# [WORK INSTRUCTIONS]
Write out the listing from the line with "Write a web" to the line with "var myChart = echarts.init(document.getElementById('main'));", both lines included, exactly and nothing beyond. Leave pictures out.

# [ITEMS]
* * *

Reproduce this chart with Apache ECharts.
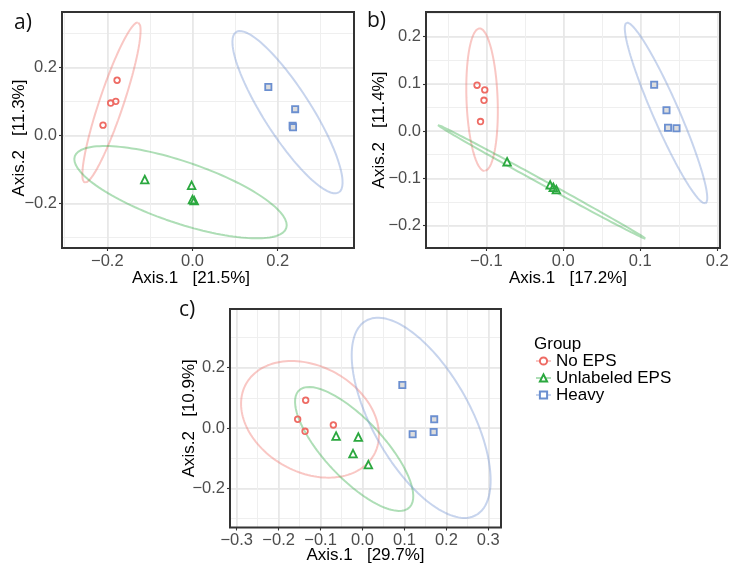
<!DOCTYPE html>
<html>
<head>
<meta charset="utf-8">
<script src="https://cdn.jsdelivr.net/npm/echarts@6/dist/echarts.min.js"></script>
<style>
  html, body { margin: 0; padding: 0; background: #ffffff; }
  #chart { width: 730px; height: 570px; }
</style>
</head>
<body>
<div id="chart"></div>
<script>
// ---- Groups ----
const groupNames = ['No EPS', 'Unlabeled EPS', 'Heavy'];

// ---- Panel a) sample scores [Axis.1, Axis.2] ----
const aNoEPS        = [[-0.177, 0.163], [-0.180, 0.101], [-0.192, 0.096], [-0.210, 0.031]];
const aUnlabeledEPS = [[-0.112, -0.129], [-0.002, -0.146], [0.000, -0.188], [0.004, -0.191]];
const aHeavy        = [[0.178, 0.143], [0.241, 0.078], [0.235, 0.029], [0.236, 0.025]];

// ---- Panel b) sample scores ----
const bNoEPS        = [[-0.112, 0.097], [-0.102, 0.087], [-0.103, 0.065], [-0.1075, 0.020]];
const bUnlabeledEPS = [[-0.073, -0.065], [-0.017, -0.114], [-0.013, -0.119], [-0.009, -0.124]];
const bHeavy        = [[0.118, 0.098], [0.134, 0.044], [0.136, 0.007], [0.147, 0.006]];

// ---- Panel c) sample scores ----
const cNoEPS        = [[-0.1355, 0.092], [-0.1546, 0.029], [-0.137, -0.011], [-0.0695, 0.010]];
const cUnlabeledEPS = [[-0.063, -0.0265], [-0.010, -0.030], [-0.0226, -0.085], [0.014, -0.1215]];
const cHeavy        = [[0.095, 0.1425], [0.1196, -0.021], [0.171, 0.0287], [0.1697, -0.0133]];

// ---- 95% ellipses: [centre x, centre y, semi-axis 1 dx, dy, semi-axis 2 dx, dy] ----
const aNoEPSEllipse        = [-0.1902, 0.0975, 0.0629, 0.2355, 0.0268, -0.0113];
const aUnlabeledEPSEllipse = [-0.0281, -0.1662, 0.2482, -0.1055, -0.0231, -0.0855];
const aHeavyEllipse        = [0.2230, 0.0691, 0.1206, -0.2358, -0.0466, -0.0375];
const bNoEPSEllipse        = [-0.1055, 0.0663, 0.00339, -0.1509, -0.0202, -0.0012];
const bUnlabeledEPSEllipse = [-0.0281, -0.1076, 0.1347, -0.1203, -0.00145, -0.00433];
const bHeavyEllipse        = [0.1334, 0.0381, 0.0513, -0.1909, -0.0154, -0.0111];
const cNoEPSEllipse        = [-0.1252, 0.0287, 0.1527, -0.1172, -0.0610, -0.1538];
const cUnlabeledEPSEllipse = [-0.0199, -0.0696, 0.1314, -0.1944, -0.0511, -0.0668];
const cHeavyEllipse        = [0.1399, 0.0337, 0.1314, -0.3223, -0.1009, -0.0796];

// ---- Axis titles and tick labels ----
const aXTitle = 'Axis.1   [21.5%]';
const aYTitle = 'Axis.2   [11.3%]';
const bXTitle = 'Axis.1   [17.2%]';
const bYTitle = 'Axis.2   [11.4%]';
const cXTitle = 'Axis.1   [29.7%]';
const cYTitle = 'Axis.2   [10.9%]';
const aXTicks = [-0.2, 0.0, 0.2];
const aYTicks = [-0.2, 0.0, 0.2];
const bXTicks = [-0.1, 0.0, 0.1, 0.2];
const bYTicks = [-0.2, -0.1, 0.0, 0.1, 0.2];
const cXTicks = [-0.3, -0.2, -0.1, 0.0, 0.1, 0.2, 0.3];
const cYTicks = [-0.2, 0.0, 0.2];

// ---- Styles ----
const FONT = 'Liberation Sans';
const pointColors   = ['#EE6B64', '#2BA83F', '#6B8FD0'];
const ellipseColors = ['rgba(238,107,100,0.38)', 'rgba(43,168,63,0.38)', 'rgba(107,143,208,0.38)'];
const pointSymbols  = ['circle', 'triangle', 'rect'];
const keySymbols    = ['emptyCircle', 'emptyTriangle', 'emptyRect'];
const pointSizes    = [5.6, 7.6, 6.2];
const pointFills    = ['rgba(255,255,255,0)', 'rgba(255,255,255,0)', '#DDDDDD'];

// ---- Panel layout ----
const panels = [
  {
    label: 'a)', labelPos: [14, 12.5],
    box: { left: 62, top: 12, width: 292, height: 236 },
    x: { min: -0.3063, max: 0.3791, major: 0.2, minor: 0.1, ticks: aXTicks, title: aXTitle, gap: 22, shift: -17 },
    y: { min: -0.3303, max: 0.3638, major: 0.2, minor: 0.1, ticks: aYTicks, title: aYTitle, gap: 34, shift: -8 },
    points: [aNoEPS, aUnlabeledEPS, aHeavy],
    ellipses: [aNoEPSEllipse, aUnlabeledEPSEllipse, aHeavyEllipse]
  },
  {
    label: 'b)', labelPos: [367, 11],
    box: { left: 426, top: 12, width: 294, height: 236 },
    x: { min: -0.1783, max: 0.2035, major: 0.1, minor: 0.05, ticks: bXTicks, title: bXTitle, gap: 22, shift: -5 },
    y: { min: -0.2476, max: 0.2519, major: 0.1, minor: 0.05, ticks: bYTicks, title: bYTitle, gap: 38, shift: 0 },
    points: [bNoEPS, bUnlabeledEPS, bHeavy],
    ellipses: [bNoEPSEllipse, bUnlabeledEPSEllipse, bHeavyEllipse]
  },
  {
    label: 'c)', labelPos: [179, 300],
    box: { left: 230, top: 309, width: 271, height: 218.5 },
    x: { min: -0.316, max: 0.3303, major: 0.1, minor: 0.05, ticks: cXTicks, title: cXTitle, gap: 19.5, shift: 0 },
    y: { min: -0.33, max: 0.3946, major: 0.2, minor: 0.1, ticks: cYTicks, title: cYTitle, gap: 32.5, shift: 0 },
    points: [cNoEPS, cUnlabeledEPS, cHeavy],
    ellipses: [cNoEPSEllipse, cUnlabeledEPSEllipse, cHeavyEllipse]
  }
];

// Outline of an ellipse given its centre and two conjugate semi-axes (data units)
function ellipseOutline(e) {
  const pts = [];
  const n = 144;
  for (let i = 0; i <= n; i++) {
    const t = 2 * Math.PI * i / n;
    const c = Math.cos(t), s = Math.sin(t);
    pts.push([e[0] + e[2] * c + e[4] * s, e[1] + e[3] * c + e[5] * s]);
  }
  return pts;
}

// Tick label text: only multiples of the major step, with a true minus sign
function tickFormatter(step) {
  return function (v) {
    const k = Math.round(v / step);
    if (Math.abs(v - k * step) > step * 1e-3) return '';
    const r = k * step;
    return (r < -1e-9 ? '\u2212' : '') + Math.abs(r).toFixed(1);
  };
}

// One pair of axes per dimension: a minor one for the fine grid, a main one for ticks, labels and title
function axisPair(dim, gridIndex, a) {
  const span = a.max - a.min;
  const minor = {
    type: 'value', gridIndex: gridIndex, min: a.min, max: a.max,
    position: dim === 'x' ? 'top' : 'right',
    splitNumber: Math.round(span / a.minor),
    minInterval: a.minor, maxInterval: a.minor,
    axisLine: { show: false, onZero: false }, axisTick: { show: false }, axisLabel: { show: false },
    splitLine: { show: true, lineStyle: { color: '#EFEFEF', width: 1 } }
  };
  const pad = a.shift < 0 ? [0, -2 * a.shift, 0, 0] : [0, 0, 0, 2 * a.shift];
  const main = {
    type: 'value', gridIndex: gridIndex, min: a.min, max: a.max,
    position: dim === 'x' ? 'bottom' : 'left',
    splitNumber: Math.round(span / a.major),
    minInterval: a.major, maxInterval: a.major,
    axisLine: { show: false, onZero: false },
    axisTick: { show: true, length: 3, customValues: a.ticks, lineStyle: { color: '#333333', width: 1.1 } },
    axisLabel: {
      customValues: a.ticks, formatter: tickFormatter(a.major),
      margin: dim === 'x' ? 4.5 : 5, color: '#4D4D4D', fontSize: 16.5, fontFamily: FONT
    },
    splitLine: { show: true, lineStyle: { color: '#E6E6E6', width: 1.5 } },
    name: a.title, nameLocation: 'middle', nameGap: a.gap, nameMoveOverlap: false,
    nameTextStyle: { color: '#000000', fontSize: 17, fontFamily: FONT, padding: pad }
  };
  return [minor, main];
}

const grids = [], xAxes = [], yAxes = [], series = [], graphics = [];

panels.forEach(function (p, pi) {
  grids.push(Object.assign({ show: false, outerBoundsMode: 'none', containLabel: false }, p.box));
  axisPair('x', pi, p.x).forEach(function (ax) { xAxes.push(ax); });
  axisPair('y', pi, p.y).forEach(function (ax) { yAxes.push(ax); });
  const axisIndex = 2 * pi + 1;

  // ellipses first so the legend keys come from them (line + point)
  p.ellipses.forEach(function (e, g) {
    series.push({
      name: groupNames[g], type: 'line', xAxisIndex: axisIndex, yAxisIndex: axisIndex,
      data: ellipseOutline(e), showSymbol: false, symbol: keySymbols[g], symbolSize: 7,
      smooth: false, silent: true, z: 2, animation: false,
      lineStyle: { color: ellipseColors[g], width: 2 },
      itemStyle: { color: pointColors[g] },
      emphasis: { disabled: true }
    });
  });
  p.points.forEach(function (pts, g) {
    series.push({
      name: groupNames[g], type: 'scatter', xAxisIndex: axisIndex, yAxisIndex: axisIndex,
      data: pts, symbol: pointSymbols[g], symbolSize: pointSizes[g], z: 3, animation: false,
      itemStyle: { color: pointFills[g], borderColor: pointColors[g], borderWidth: 1.8, opacity: 1 },
      emphasis: { disabled: true }
    });
  });

  // panel frame
  graphics.push({
    type: 'rect', silent: true, z: 100,
    shape: { x: p.box.left, y: p.box.top, width: p.box.width, height: p.box.height },
    style: { fill: 'none', stroke: '#333333', lineWidth: 2 }
  });
  // panel letter
  graphics.push({
    type: 'text', silent: true, z: 100, left: p.labelPos[0], top: p.labelPos[1],
    style: { text: p.label, fontSize: 21, fontFamily: 'Open Sans', fill: '#111111' }
  });
});

const chart = echarts.init(document.getElementById('chart'), null, { renderer: 'canvas' });
chart.setOption({
  backgroundColor: '#ffffff',
  animation: false,
  title: {
    text: 'Group', left: 534, top: 335.5, padding: 0,
    textStyle: { fontSize: 17, fontWeight: 'normal', color: '#000000', fontFamily: FONT }
  },
  legend: {
    data: groupNames, orient: 'vertical', left: 535, top: 352.5, padding: 0,
    itemWidth: 15, itemHeight: 9, itemGap: 0, selectedMode: false,
    textStyle: { fontSize: 17, color: '#000000', fontFamily: FONT, lineHeight: 16.6 }
  },
  grid: grids,
  xAxis: xAxes,
  yAxis: yAxes,
  series: series,
  graphic: graphics
});
</script>
</body>
</html>
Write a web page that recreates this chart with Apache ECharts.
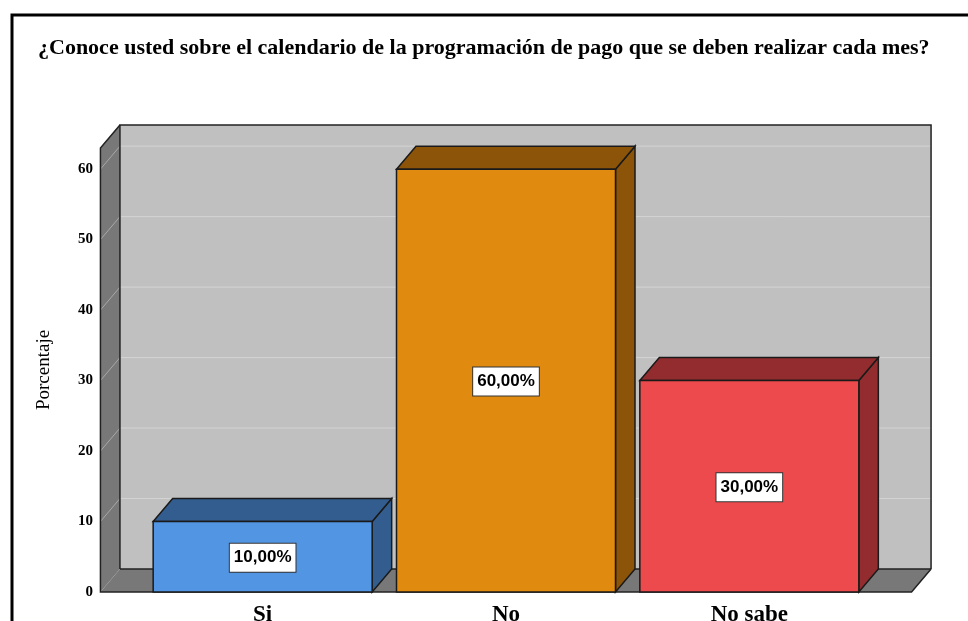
<!DOCTYPE html>
<html lang="es">
<head>
    <meta charset="UTF-8">
    <title>Calendario de pagos</title>
    <script src="https://cdn.jsdelivr.net/npm/echarts@6/dist/echarts.min.js"></script>
    <style>
        html, body { margin: 0; padding: 0; background: #fff; }
        #main { width: 968px; height: 621px; }
    </style>
</head>
<body>
<div id="main"></div>

<script type="text/javascript">
    // datos
    var categories = ['Si', 'No', 'No sabe'];
    var values = [10, 60, 30];
    var yTicks = [0, 10, 20, 30, 40, 50, 60];

    // colores: cara frontal y cara lateral/superior
    var frontColors = ['#5295E3', '#E08A10', '#EC4A4C'];
    var darkColors = ['#345D8F', '#8B5409', '#922C2F'];

    var DX = 19.5, DY = -23;   // profundidad del efecto 3D

    function fmt(v) {
        return v.toFixed(2).replace('.', ',') + '%';
    }

    var myChart = echarts.init(document.getElementById('main'));

    // paredes, piso y lineas de cuadricula
    function renderFrame(params, api) {
        var cs = params.coordSys;
        var pad = api.size([1, 0])[0] / 6;
        var x0 = cs.x - pad, x1 = cs.x + cs.width + pad;
        var yb = cs.y + cs.height, yt = cs.y;
        var edge = {stroke: '#222', lineWidth: 1.5, fill: null};
        var kids = [
            {type: 'rect', shape: {x: x0 + DX, y: yt + DY, width: x1 - x0, height: yb - yt}, style: {fill: '#C0C0C0'}},
            {type: 'polygon', shape: {points: [[x0, yb], [x0, yt], [x0 + DX, yt + DY], [x0 + DX, yb + DY]]}, style: {fill: '#787878'}},
            {type: 'polygon', shape: {points: [[x0, yb], [x1, yb], [x1 + DX, yb + DY], [x0 + DX, yb + DY]]}, style: {fill: '#787878'}}
        ];
        yTicks.forEach(function (t) {
            if (t === 0) return;
            var y = api.coord([0, t])[1];
            kids.push({type: 'line', shape: {x1: x0 + DX, y1: y + DY, x2: x1 + DX, y2: y + DY}, style: {stroke: '#D4D4D4', lineWidth: 1}});
            kids.push({type: 'line', shape: {x1: x0, y1: y, x2: x0 + DX, y2: y + DY}, style: {stroke: '#A8A8A8', lineWidth: 1}});
        });
        kids.push({type: 'polyline', shape: {points: [[x0 + DX, yb + DY], [x0 + DX, yt + DY], [x1 + DX, yt + DY], [x1 + DX, yb + DY]]}, style: edge});
        kids.push({type: 'polyline', shape: {points: [[x0 + DX, yb + DY], [x1 + DX, yb + DY]]}, style: edge});
        kids.push({type: 'polyline', shape: {points: [[x0 + DX, yt + DY], [x0, yt], [x0, yb], [x1, yb], [x1 + DX, yb + DY]]}, style: edge});
        return {type: 'group', children: kids};
    }

    // barras 3D
    function renderBar(params, api) {
        var i = api.value(0), v = api.value(1);
        var top = api.coord([i, v]);
        var base = api.coord([i, 0]);
        var w = api.size([1, 0])[0] * 0.9;
        var xl = top[0] - w / 2, xr = top[0] + w / 2;
        var yT = top[1], yB = base[1];
        var line = {stroke: '#1a1a1a', lineWidth: 1.5};
        return {
            type: 'group',
            children: [
                {type: 'polygon', shape: {points: [[xr, yT], [xr + DX, yT + DY], [xr + DX, yB + DY], [xr, yB]]},
                    style: Object.assign({fill: darkColors[i]}, line)},
                {type: 'polygon', shape: {points: [[xl, yT], [xr, yT], [xr + DX, yT + DY], [xl + DX, yT + DY]]},
                    style: Object.assign({fill: darkColors[i]}, line)},
                {type: 'rect', shape: {x: xl, y: yT, width: w, height: yB - yT},
                    style: Object.assign({fill: frontColors[i]}, line)},
                {type: 'text', x: top[0], y: (yT + yB) / 2 + 1,
                    style: {
                        text: fmt(v), fill: '#000', align: 'center', verticalAlign: 'middle',
                        font: 'bold 17px "Liberation Sans"',
                        backgroundColor: '#fff', borderColor: '#333', borderWidth: 1, padding: [6, 4, 5, 4]
                    }}
            ]
        };
    }

    var option = {
        backgroundColor: '#ffffff',
        animation: false,
        title: {
            text: '¿Conoce usted sobre el calendario de la programación de pago que se deben realizar cada mes?',
            left: 33,
            top: 32,
            textStyle: {
                fontFamily: 'Liberation Serif',
                fontWeight: 'bold',
                fontSize: 22,
                color: '#000'
            }
        },
        graphic: [{
            type: 'rect',
            shape: {x: 12, y: 15, width: 1000, height: 700},
            style: {fill: null, stroke: '#000', lineWidth: 3},
            silent: true
        }],
        grid: {left: 141, right: 97, top: 148, bottom: 29, outerBoundsMode: 'none'},
        xAxis: {
            type: 'category',
            data: categories,
            axisLine: {show: false},
            axisTick: {show: false},
            splitLine: {show: false},
            axisLabel: {
                margin: 12,
                color: '#000',
                fontFamily: 'Liberation Serif',
                fontWeight: 'bold',
                fontSize: 23
            }
        },
        yAxis: {
            type: 'value',
            min: 0,
            max: 63,
            interval: 10,
            offset: 41,
            name: 'Porcentaje',
            nameLocation: 'middle',
            nameGap: 46,
            nameTextStyle: {
                color: '#000',
                fontFamily: 'Liberation Serif',
                fontSize: 19
            },
            axisLine: {show: false},
            axisTick: {show: false},
            splitLine: {show: false},
            axisLabel: {
                showMaxLabel: false,
                margin: 7,
                color: '#000',
                fontFamily: 'Liberation Serif',
                fontWeight: 'bold',
                fontSize: 15
            }
        },
        series: [{
            type: 'custom',
            name: 'marco',
            z: 1,
            silent: true,
            renderItem: renderFrame,
            data: [[0, 0]]
        }, {
            type: 'custom',
            name: 'Porcentaje',
            z: 2,
            renderItem: renderBar,
            encode: {x: 0, y: 1},
            data: values.map(function (v, i) { return [i, v]; })
        }]
    };

    myChart.setOption(option);
</script>
</body>
</html>
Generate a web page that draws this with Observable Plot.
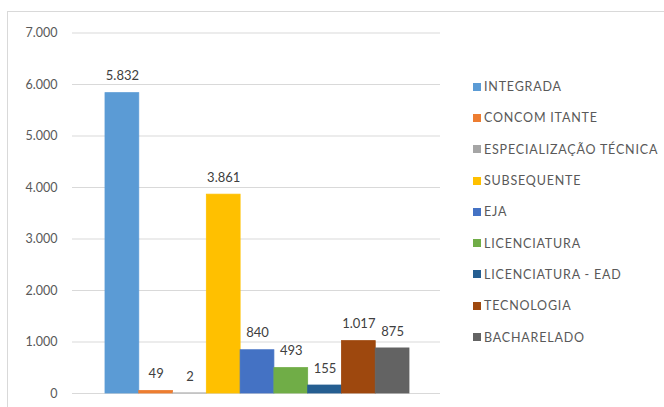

* * *

# [SOLUTION FOR THIS PROBLEM]
Write a web page that recreates this chart with Apache ECharts.
<!DOCTYPE html>
<html lang="es">
<head>
    <meta charset="UTF-8">
    <title>Calendario de pagos</title>
    <script src="https://cdn.jsdelivr.net/npm/echarts@6/dist/echarts.min.js"></script>
    <style>
        html, body { margin: 0; padding: 0; background: #fff; }
        #main { width: 968px; height: 621px; }
    </style>
</head>
<body>
<div id="main"></div>

<script type="text/javascript">
    // datos
    var categories = ['Si', 'No', 'No sabe'];
    var values = [10, 60, 30];
    var yTicks = [0, 10, 20, 30, 40, 50, 60];

    // colores: cara frontal y cara lateral/superior
    var frontColors = ['#5295E3', '#E08A10', '#EC4A4C'];
    var darkColors = ['#345D8F', '#8B5409', '#922C2F'];

    var DX = 19.5, DY = -23;   // profundidad del efecto 3D

    function fmt(v) {
        return v.toFixed(2).replace('.', ',') + '%';
    }

    var myChart = echarts.init(document.getElementById('main'));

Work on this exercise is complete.